Deep Dive
1. Upcoming Token Utility (Bullish Impact)
Overview: According to Radworks' documentation, the RAD token is slated to gain new utility "later this year" by being used to reward seed nodes that provide storage and retrieval services for the decentralized Radicle Network. This shift from a pure governance token to one with a direct work-reward mechanism could create a new, consistent demand sink.
What this means: This is a bullish catalyst for future price as it directly ties token demand to network usage and growth. If the decentralized infrastructure sees adoption, it could reduce sell pressure from governance-only holders and attract stakeholders seeking rewards, potentially driving price appreciation in the medium term. (The RAD token)
2. Leading Development Activity (Bullish Impact)
Overview: Despite a tough market, Radworks (RAD) ranked as the top governance token by developer activity in 2026, based on GitHub data. This indicates sustained investment in protocol upgrades, tooling, and DAO treasury infrastructure, irrespective of short-term price action.
What this means: Sustained, high-quality development is a strong bullish indicator for long-term price. It reduces "abandonment risk," builds tangible product value, and positions the project to capture market share when the broader crypto sector recovers. This foundational work is critical for future adoption-driven price moves. (Bitrue)
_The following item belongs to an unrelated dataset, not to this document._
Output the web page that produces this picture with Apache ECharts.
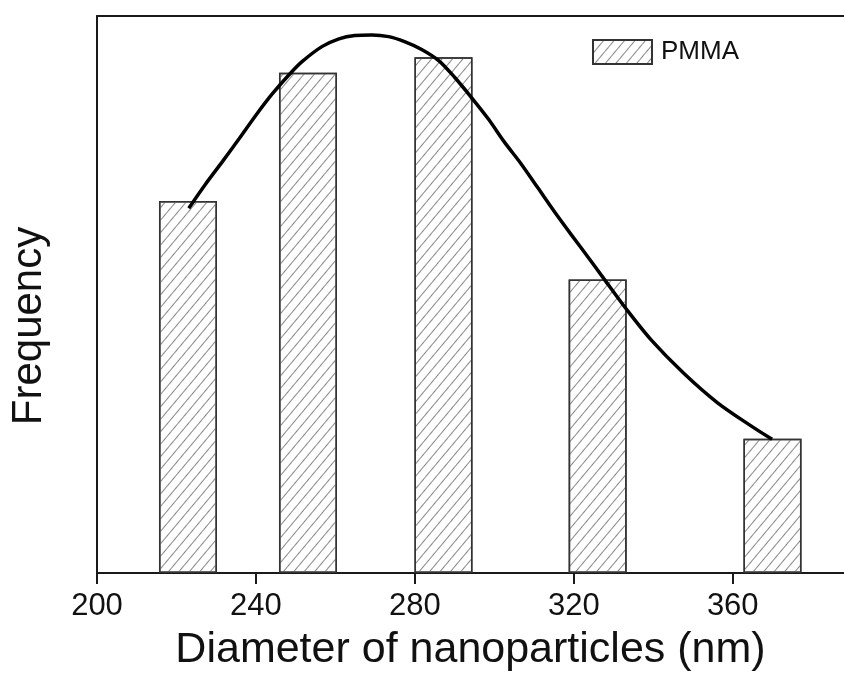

3. Exchange Delistings & Liquidity (Bearish Impact)
Overview: RAD faced significant exchange delistings in late 2025 and 2024, including the removal of its spot trading pair from Bitget on 26 December 2025. These actions are typically based on low trading volume and liquidity, which can create a negative feedback loop.
What this means: This is a clear bearish risk for price discovery and accessibility. Reduced liquidity on major centralized exchanges increases volatility, deters larger traders, and can lead to wider bid-ask spreads. It makes the token harder to buy and sell efficiently, capping upside potential until new, robust listings are secured. (Bitget)
Conclusion
RAD's path is a tug-of-war between strong fundamental development and challenging market mechanics. The typical holder faces near-term volatility from thin liquidity but is backed by a project actively building for utility-driven demand.
Will the launch of node incentives later this year generate enough buy-side pressure to overcome the liquidity deficit?